Bold budget to invest in the future

Reporter: MARINA BERRY
Date published: 15 June 2011


CHANGES worth more than £2million to Oldham Council’s budget will pave the way for an authority which gives power back to the people.

Cabinet members gave their backing to Labour’s emergency budget plans this week, redirecting funds to its own priorities after snatching control from the Lib-Dem/Conservative coalition in the May elections.

Council leader Jim McMahon said: “I hope people will see it’s a budget for fairness and progress and investing in the future.”

Calling it a “bold first statement” for the new administration, Labour says it is showing financial prudence by staying within the existing budget at no extra cost to council taxpayers. The proposals bring free parking for disabled drivers, extra support for school leavers and more power to district partnerships.

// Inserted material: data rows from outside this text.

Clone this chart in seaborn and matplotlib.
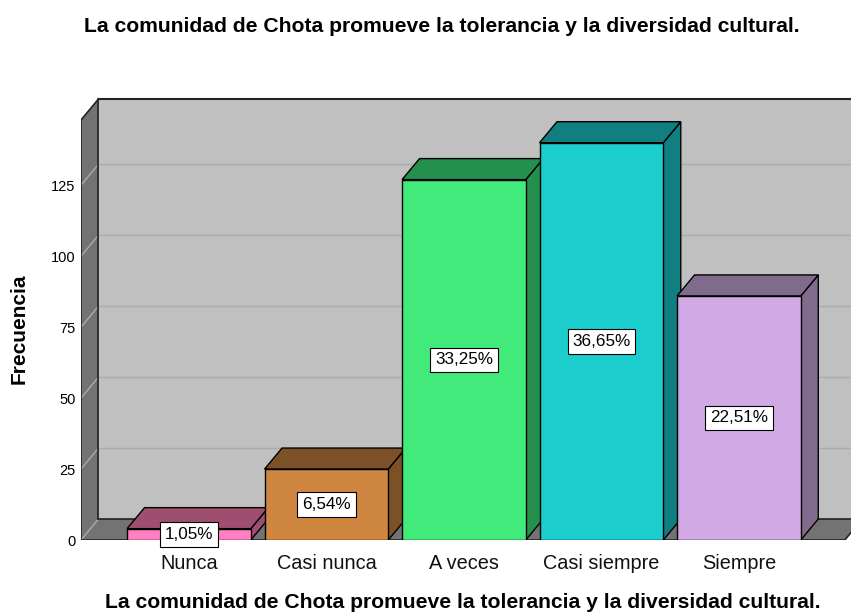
import matplotlib
matplotlib.use('Agg')
import matplotlib.pyplot as plt
import seaborn as sns
import pandas as pd
from matplotlib.patches import Polygon, Rectangle

# datos
categorias = ['Nunca', 'Casi nunca', 'A veces', 'Casi siempre', 'Siempre']
frecuencias = [4, 25, 127, 140, 86]
y_ticks = [0, 25, 50, 75, 100, 125]
colores = ['#FF80C0', '#CF8640', '#42EA7C', '#1CCDCD', '#D1A9E5']
colores_osc = ['#9E4F6F', '#7D5127', '#25904D', '#117F7F', '#806B8C']

titulo = 'La comunidad de Chota promueve la tolerancia y la diversidad cultural.'

total = sum(frecuencias)
etiquetas = [f'{f / total * 100:.2f}%'.replace('.', ',') for f in frecuencias]

df = pd.DataFrame({'respuesta': categorias, 'frecuencia': frecuencias})

sns.set_style('white')
plt.rcParams['font.family'] = ['Liberation Sans', 'DejaVu Sans']

fig = plt.figure(figsize=(8.51, 6.14), dpi=100)
ax = fig.add_axes([81 / 851, (614 - 540) / 614, 770 / 851, 441 / 614])

# ---------------- barras ----------------
sns.barplot(data=df, x='respuesta', y='frecuencia', hue='respuesta', palette=colores,
            saturation=1, width=0.9, edgecolor='black', linewidth=1, legend=False, ax=ax)
barras = sorted([p for p in ax.patches if isinstance(p, Rectangle)], key=lambda p: p.get_x())

# profundidad 3D en unidades de datos
dx, dy = 0.127, 7.4
x0, x1 = -0.785, 4.77
ytop = 148.0
xright = x0 + 770 / 137.5

# ---------------- paredes ----------------
gris_pared = '#C0C0C0'
gris_osc = '#737373'
ax.add_patch(Polygon([(x0 + dx, dy), (xright + 1, dy), (xright + 1, ytop + dy), (x0 + dx, ytop + dy)],
                     closed=True, fc=gris_pared, ec='none', zorder=0))
ax.add_patch(Polygon([(x0, 0), (x0, ytop), (x0 + dx, ytop + dy), (x0 + dx, dy)],
                     closed=True, fc=gris_osc, ec='none', zorder=0))
ax.add_patch(Polygon([(x0, 0), (x1, 0), (x1 + dx, dy), (x0 + dx, dy)],
                     closed=True, fc=gris_osc, ec='none', zorder=0))

# lineas de cuadricula
for v in y_ticks:
    if v > 0:
        ax.plot([x0 + dx, xright + 1], [v + dy, v + dy], color='#ABABAB', lw=1, zorder=0.5)
    ax.plot([x0, x0 + dx], [v, v + dy], color='#ABABAB', lw=1, zorder=0.5)

borde = '#222222'
ax.plot([x0, x0], [0, ytop], color=borde, lw=1.2, zorder=1)
ax.plot([x0, x0 + dx], [ytop, ytop + dy], color=borde, lw=1.2, zorder=1)
ax.plot([x0 + dx, x0 + dx], [dy, ytop + dy], color=borde, lw=1.2, zorder=1)
ax.plot([x0 + dx, xright + 1], [ytop + dy, ytop + dy], color=borde, lw=1.5, zorder=1, clip_on=False)
ax.plot([x0 + dx, xright + 1], [dy, dy], color=borde, lw=1.2, zorder=1)
ax.plot([x0, x1], [0, 0], color=borde, lw=1.2, zorder=1)
ax.plot([x1, x1 + dx], [0, dy], color=borde, lw=1.2, zorder=1)

for i, p in enumerate(barras):
    xa = p.get_x()
    xb = xa + p.get_width()
    h = p.get_height()
    p.set_zorder(3 + 2 * i)
    ax.add_patch(Polygon([(xb, 0), (xb, h), (xb + dx, h + dy), (xb + dx, dy)],
                         closed=True, fc=colores_osc[i], ec='black', lw=1, zorder=2.5 + 2 * i))
    ax.add_patch(Polygon([(xa, h), (xa + dx, h + dy), (xb + dx, h + dy), (xb, h)],
                         closed=True, fc=colores_osc[i], ec='black', lw=1, zorder=2.5 + 2 * i))
    ax.text(xa + p.get_width() / 2, h / 2, etiquetas[i], ha='center', va='center',
            fontsize=12.3, color='black', zorder=20,
            bbox=dict(boxstyle='square,pad=0.28', fc='white', ec='black', lw=0.8))

ax.set_xlim(x0, xright)
ax.set_ylim(0, ytop + dy)
ax.set_yticks(y_ticks)
ax.set_yticklabels([str(v) for v in y_ticks], fontsize=10.5, color='black')
ax.tick_params(axis='y', length=0, pad=4)
ax.tick_params(axis='x', length=0, pad=10, labelsize=14.3, labelcolor='#111111')
ax.set_xlabel('')
ax.set_ylabel('')
for s in ax.spines.values():
    s.set_visible(False)

fig.text(442 / 851, 1 - 27 / 614, titulo, ha='center', va='center', fontsize=15.2,
         fontweight='bold', color='black')
fig.text(463 / 851, 1 - 603 / 614, titulo, ha='center', va='center', fontsize=15.2,
         fontweight='bold', color='black')
fig.text(19 / 851, 1 - 329 / 614, 'Frecuencia', ha='center', va='center', rotation=90,
         fontsize=15, fontweight='bold', color='black')

fig.savefig('out.png', dpi=100)
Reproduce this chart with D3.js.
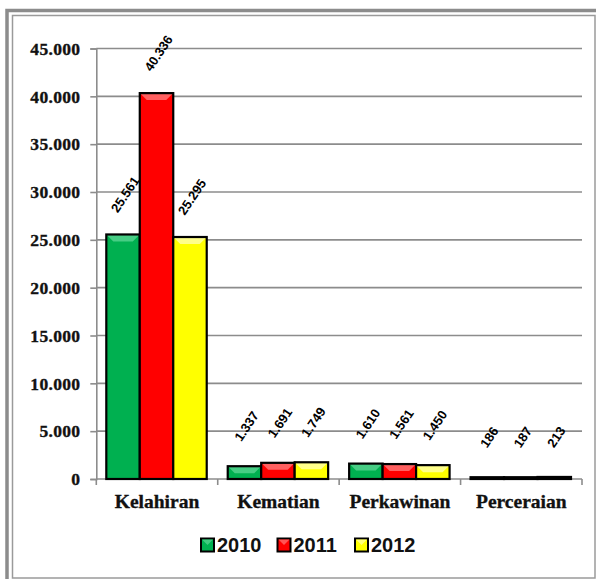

And the revisions, worth just over £2million over two years, will kick-start transformation into a co-operative council which promises a bigger say for residents, the community and voluntary groups into how money is spent and how services are delivered.

Councillor McMahon said an emergency budget, following a budget already introduced by the previous administration, could only ever have a minimal effect.

“Where staff have already been made redundant or services stopped, it would be uneconomical to bring them back,” he said, with the exception being the reopening of Limecroft care home.

He said the council would now work towards paying its staff a decent living wage, saying: “It’s immoral to pay people less than it costs to live.”

And he said action to claw back cash to help fund the changes — including cutting councillors’ allowances and benefits by £65,000 this financial year and £107,000 next year, as well as cutting their support services — would show councillors were “doing their bit.”

Switching of funds focusses chiefly on investment in neighbourhoods in a bid to give power back to new district offices which are closer to residents and their needs.

Councillor McMahon added: “Each district will have its own fully-staffed town hall. Frontline services will eventually be devolved to neighbourhoods.”

He said of the budget revisions: “Most striking is the investment in neighbourhoods and co-operative working. It is frustrating as a member of a district partnership to never have any money make real differences in our particular areas.

“There will now be a fund for big-ticket items, such as extensions to libraries and playgrounds. You can have as many talking shops as you want, but if people want to deliver on the ground they need the resources to do it.”